*The problem:*
Will you write out the data exactly, excluding every picture?

**********

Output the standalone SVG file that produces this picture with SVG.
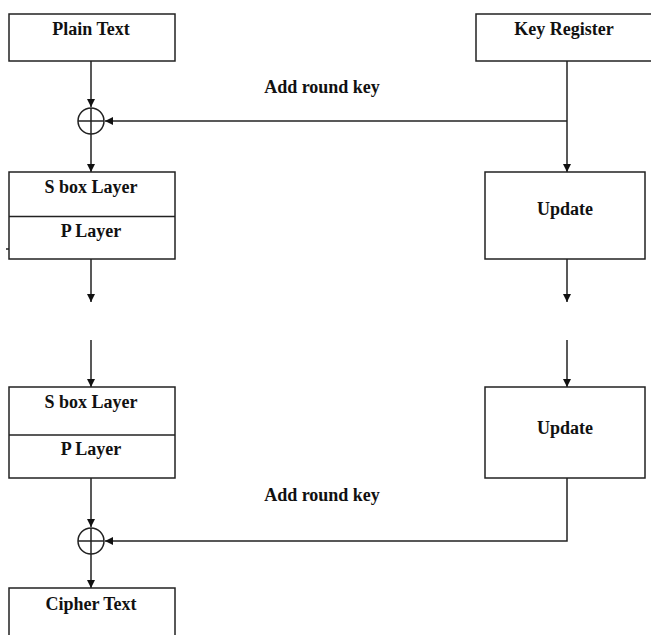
<svg xmlns="http://www.w3.org/2000/svg" width="651" height="635" viewBox="0 0 651 635">
<style>
.box{fill:#fff;stroke:#222;stroke-width:1.5}
.ln{fill:none;stroke:#222;stroke-width:1.5}
.t{font-family:"Liberation Serif","Times New Roman",serif;font-weight:bold;font-size:18px;fill:#111;text-anchor:middle}
</style>
<defs>
<marker id="ah" viewBox="0 0 10 10" refX="10" refY="5" markerWidth="8" markerHeight="8" markerUnits="userSpaceOnUse" orient="auto">
<path d="M0,0 L10,5 L0,10 z" fill="#111"/>
</marker>
</defs>
<rect width="651" height="635" fill="#fff"/>
<g id="connectors">
<line class="ln" x1="91" y1="61" x2="91" y2="107" marker-end="url(#ah)"/>
<line class="ln" x1="567" y1="121" x2="105" y2="121" marker-end="url(#ah)"/>
<line class="ln" x1="91" y1="134" x2="91" y2="172" marker-end="url(#ah)"/>
<line class="ln" x1="91" y1="259" x2="91" y2="302" marker-end="url(#ah)"/>
<line class="ln" x1="91" y1="340" x2="91" y2="387" marker-end="url(#ah)"/>
<line class="ln" x1="91" y1="478" x2="91" y2="527" marker-end="url(#ah)"/>
<path class="ln" d="M567,478 V541 H105" marker-end="url(#ah)"/>
<line class="ln" x1="91" y1="554" x2="91" y2="588" marker-end="url(#ah)"/>
<line class="ln" x1="567" y1="61" x2="567" y2="172" marker-end="url(#ah)"/>
<line class="ln" x1="567" y1="259" x2="567" y2="302" marker-end="url(#ah)"/>
<line class="ln" x1="567" y1="340" x2="567" y2="387" marker-end="url(#ah)"/>
<line class="ln" x1="6" y1="249" x2="9" y2="249"/>
<text class="t" x="322" y="93">Add round key</text>
<text class="t" x="322" y="501">Add round key</text>
</g>
<g id="plain-text">
<rect class="box" x="9" y="14" width="166" height="47"/>
<text class="t" x="91" y="35">Plain Text</text>
</g>
<g id="key-register">
<rect class="box" x="476" y="14" width="180" height="47"/>
<text class="t" x="564" y="35">Key Register</text>
</g>
<g id="xor1">
<circle class="ln" cx="91" cy="121" r="13"/>
<line class="ln" x1="78" y1="121" x2="104" y2="121"/>
<line class="ln" x1="91" y1="108" x2="91" y2="134"/>
</g>
<g id="round1">
<rect class="box" x="9" y="172" width="166" height="87"/>
<line class="ln" x1="9" y1="216.5" x2="175" y2="216.5"/>
<text class="t" x="91" y="193">S box Layer</text>
<text class="t" x="91" y="237">P Layer</text>
</g>
<g id="update1">
<rect class="box" x="485" y="172" width="160" height="87"/>
<text class="t" x="565" y="215">Update</text>
</g>
<g id="round2">
<rect class="box" x="9" y="387" width="166" height="91"/>
<line class="ln" x1="9" y1="435" x2="175" y2="435"/>
<text class="t" x="91" y="408">S box Layer</text>
<text class="t" x="91" y="455">P Layer</text>
</g>
<g id="update2">
<rect class="box" x="485" y="387" width="160" height="91"/>
<text class="t" x="565" y="434">Update</text>
</g>
<g id="xor2">
<circle class="ln" cx="91" cy="541" r="13"/>
<line class="ln" x1="78" y1="541" x2="104" y2="541"/>
<line class="ln" x1="91" y1="528" x2="91" y2="554"/>
</g>
<g id="cipher-text">
<rect class="box" x="9" y="588" width="166" height="60"/>
<text class="t" x="91" y="610">Cipher Text</text>
</g>
</svg>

**********

*Answer to the problem:*
Output the standalone SVG file that produces this picture with SVG.
<svg xmlns="http://www.w3.org/2000/svg" width="651" height="635" viewBox="0 0 651 635">
<style>
.box{fill:#fff;stroke:#222;stroke-width:1.5}
.ln{fill:none;stroke:#222;stroke-width:1.5}
.t{font-family:"Liberation Serif","Times New Roman",serif;font-weight:bold;font-size:18px;fill:#111;text-anchor:middle}
</style>
<defs>
<marker id="ah" viewBox="0 0 10 10" refX="10" refY="5" markerWidth="8" markerHeight="8" markerUnits="userSpaceOnUse" orient="auto">
<path d="M0,0 L10,5 L0,10 z" fill="#111"/>
</marker>
</defs>
<rect width="651" height="635" fill="#fff"/>
<g id="connectors">
<line class="ln" x1="91" y1="61" x2="91" y2="107" marker-end="url(#ah)"/>
<line class="ln" x1="567" y1="121" x2="105" y2="121" marker-end="url(#ah)"/>
<line class="ln" x1="91" y1="134" x2="91" y2="172" marker-end="url(#ah)"/>
<line class="ln" x1="91" y1="259" x2="91" y2="302" marker-end="url(#ah)"/>
<line class="ln" x1="91" y1="340" x2="91" y2="387" marker-end="url(#ah)"/>
<line class="ln" x1="91" y1="478" x2="91" y2="527" marker-end="url(#ah)"/>
<path class="ln" d="M567,478 V541 H105" marker-end="url(#ah)"/>
<line class="ln" x1="91" y1="554" x2="91" y2="588" marker-end="url(#ah)"/>
<line class="ln" x1="567" y1="61" x2="567" y2="172" marker-end="url(#ah)"/>
<line class="ln" x1="567" y1="259" x2="567" y2="302" marker-end="url(#ah)"/>
<line class="ln" x1="567" y1="340" x2="567" y2="387" marker-end="url(#ah)"/>
<line class="ln" x1="6" y1="249" x2="9" y2="249"/>
<text class="t" x="322" y="93">Add round key</text>
<text class="t" x="322" y="501">Add round key</text>
</g>
<g id="plain-text">
<rect class="box" x="9" y="14" width="166" height="47"/>
<text class="t" x="91" y="35">Plain Text</text>
</g>
<g id="key-register">
<rect class="box" x="476" y="14" width="180" height="47"/>
<text class="t" x="564" y="35">Key Register</text>
</g>
<g id="xor1">
<circle class="ln" cx="91" cy="121" r="13"/>
<line class="ln" x1="78" y1="121" x2="104" y2="121"/>
<line class="ln" x1="91" y1="108" x2="91" y2="134"/>
</g>
<g id="round1">
<rect class="box" x="9" y="172" width="166" height="87"/>
<line class="ln" x1="9" y1="216.5" x2="175" y2="216.5"/>
<text class="t" x="91" y="193">S box Layer</text>
<text class="t" x="91" y="237">P Layer</text>
</g>
<g id="update1">
<rect class="box" x="485" y="172" width="160" height="87"/>
<text class="t" x="565" y="215">Update</text>
</g>
<g id="round2">
<rect class="box" x="9" y="387" width="166" height="91"/>
<line class="ln" x1="9" y1="435" x2="175" y2="435"/>
<text class="t" x="91" y="408">S box Layer</text>
<text class="t" x="91" y="455">P Layer</text>
</g>
<g id="update2">
<rect class="box" x="485" y="387" width="160" height="91"/>
<text class="t" x="565" y="434">Update</text>
</g>
<g id="xor2">
<circle class="ln" cx="91" cy="541" r="13"/>
<line class="ln" x1="78" y1="541" x2="104" y2="541"/>
<line class="ln" x1="91" y1="528" x2="91" y2="554"/>
</g>
<g id="cipher-text">
<rect class="box" x="9" y="588" width="166" height="60"/>
<text class="t" x="91" y="610">Cipher Text</text>
</g>
</svg>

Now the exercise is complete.